Task to complete
Gather all lines in the records below that include the word "this".

Data entries
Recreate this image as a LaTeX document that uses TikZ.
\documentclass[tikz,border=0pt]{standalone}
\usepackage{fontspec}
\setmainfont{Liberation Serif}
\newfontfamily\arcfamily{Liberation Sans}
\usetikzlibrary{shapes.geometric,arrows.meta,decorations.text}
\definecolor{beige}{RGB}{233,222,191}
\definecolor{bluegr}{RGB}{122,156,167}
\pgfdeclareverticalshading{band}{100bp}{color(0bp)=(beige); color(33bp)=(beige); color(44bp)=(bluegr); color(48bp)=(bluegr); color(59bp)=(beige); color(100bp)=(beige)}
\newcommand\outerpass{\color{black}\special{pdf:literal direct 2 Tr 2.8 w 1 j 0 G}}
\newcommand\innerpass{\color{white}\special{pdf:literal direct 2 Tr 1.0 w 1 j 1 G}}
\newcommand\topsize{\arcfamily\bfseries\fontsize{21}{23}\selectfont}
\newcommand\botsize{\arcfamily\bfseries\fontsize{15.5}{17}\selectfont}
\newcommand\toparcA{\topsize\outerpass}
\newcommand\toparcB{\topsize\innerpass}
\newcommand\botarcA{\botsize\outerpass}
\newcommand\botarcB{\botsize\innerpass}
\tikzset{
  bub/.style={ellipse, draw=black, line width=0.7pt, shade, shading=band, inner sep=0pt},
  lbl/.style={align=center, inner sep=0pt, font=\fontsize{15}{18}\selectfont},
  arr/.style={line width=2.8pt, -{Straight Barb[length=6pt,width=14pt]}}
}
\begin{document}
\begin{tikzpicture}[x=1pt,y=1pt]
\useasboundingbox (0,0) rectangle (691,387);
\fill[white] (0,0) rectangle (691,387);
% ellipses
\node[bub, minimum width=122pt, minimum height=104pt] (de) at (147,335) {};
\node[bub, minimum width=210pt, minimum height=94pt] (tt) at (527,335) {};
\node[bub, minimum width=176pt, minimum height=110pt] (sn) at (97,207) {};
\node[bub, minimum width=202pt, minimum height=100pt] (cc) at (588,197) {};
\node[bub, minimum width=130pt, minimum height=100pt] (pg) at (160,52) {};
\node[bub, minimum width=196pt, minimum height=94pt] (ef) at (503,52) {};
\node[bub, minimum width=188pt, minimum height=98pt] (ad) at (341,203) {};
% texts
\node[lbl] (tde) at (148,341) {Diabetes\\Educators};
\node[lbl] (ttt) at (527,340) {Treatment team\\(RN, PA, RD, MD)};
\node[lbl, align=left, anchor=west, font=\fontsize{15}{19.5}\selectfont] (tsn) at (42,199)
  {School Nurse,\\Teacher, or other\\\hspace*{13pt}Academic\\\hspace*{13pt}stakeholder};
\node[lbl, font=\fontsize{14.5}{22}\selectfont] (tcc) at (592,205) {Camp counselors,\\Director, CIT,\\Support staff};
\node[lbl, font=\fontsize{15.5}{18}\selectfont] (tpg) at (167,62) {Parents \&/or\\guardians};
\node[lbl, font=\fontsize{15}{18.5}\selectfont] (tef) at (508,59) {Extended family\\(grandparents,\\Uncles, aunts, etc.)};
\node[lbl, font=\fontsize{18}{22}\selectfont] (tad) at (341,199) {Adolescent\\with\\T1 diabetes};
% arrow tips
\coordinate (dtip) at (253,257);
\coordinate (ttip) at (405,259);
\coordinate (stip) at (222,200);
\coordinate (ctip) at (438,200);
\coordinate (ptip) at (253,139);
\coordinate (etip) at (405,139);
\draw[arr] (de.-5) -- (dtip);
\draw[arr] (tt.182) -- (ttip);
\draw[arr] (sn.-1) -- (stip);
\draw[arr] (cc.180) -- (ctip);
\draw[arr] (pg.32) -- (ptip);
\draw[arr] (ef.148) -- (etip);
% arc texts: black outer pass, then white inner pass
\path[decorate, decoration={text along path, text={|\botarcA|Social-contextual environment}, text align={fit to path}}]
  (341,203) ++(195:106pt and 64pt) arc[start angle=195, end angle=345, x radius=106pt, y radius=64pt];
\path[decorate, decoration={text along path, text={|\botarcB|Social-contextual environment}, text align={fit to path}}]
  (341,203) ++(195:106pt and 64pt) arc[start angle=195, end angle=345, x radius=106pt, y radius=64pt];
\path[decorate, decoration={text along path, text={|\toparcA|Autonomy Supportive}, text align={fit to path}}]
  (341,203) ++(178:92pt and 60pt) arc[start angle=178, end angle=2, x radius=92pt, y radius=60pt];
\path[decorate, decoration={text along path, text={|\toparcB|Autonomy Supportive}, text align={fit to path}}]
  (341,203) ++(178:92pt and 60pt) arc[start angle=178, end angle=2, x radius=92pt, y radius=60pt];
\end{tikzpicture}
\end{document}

* * *

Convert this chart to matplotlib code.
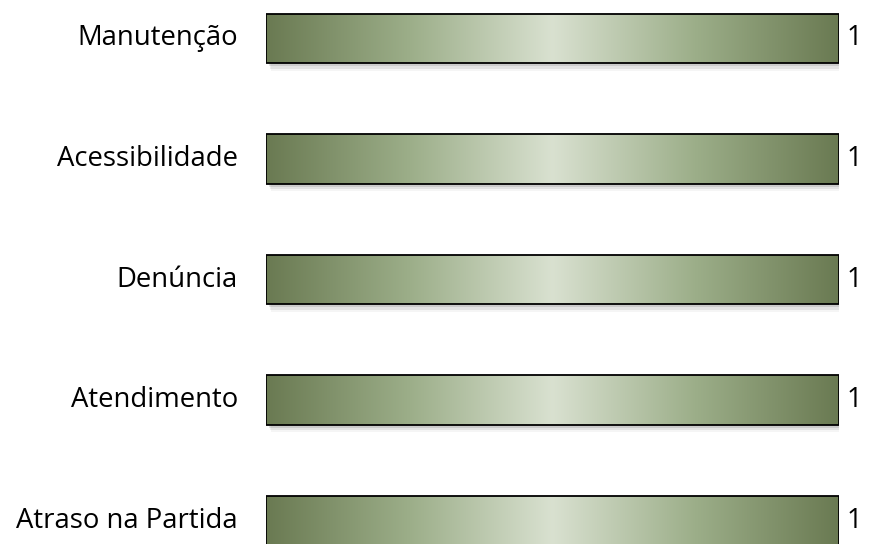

Solution
Recreate this image as a LaTeX document that uses TikZ.
Convert this chart to matplotlib code.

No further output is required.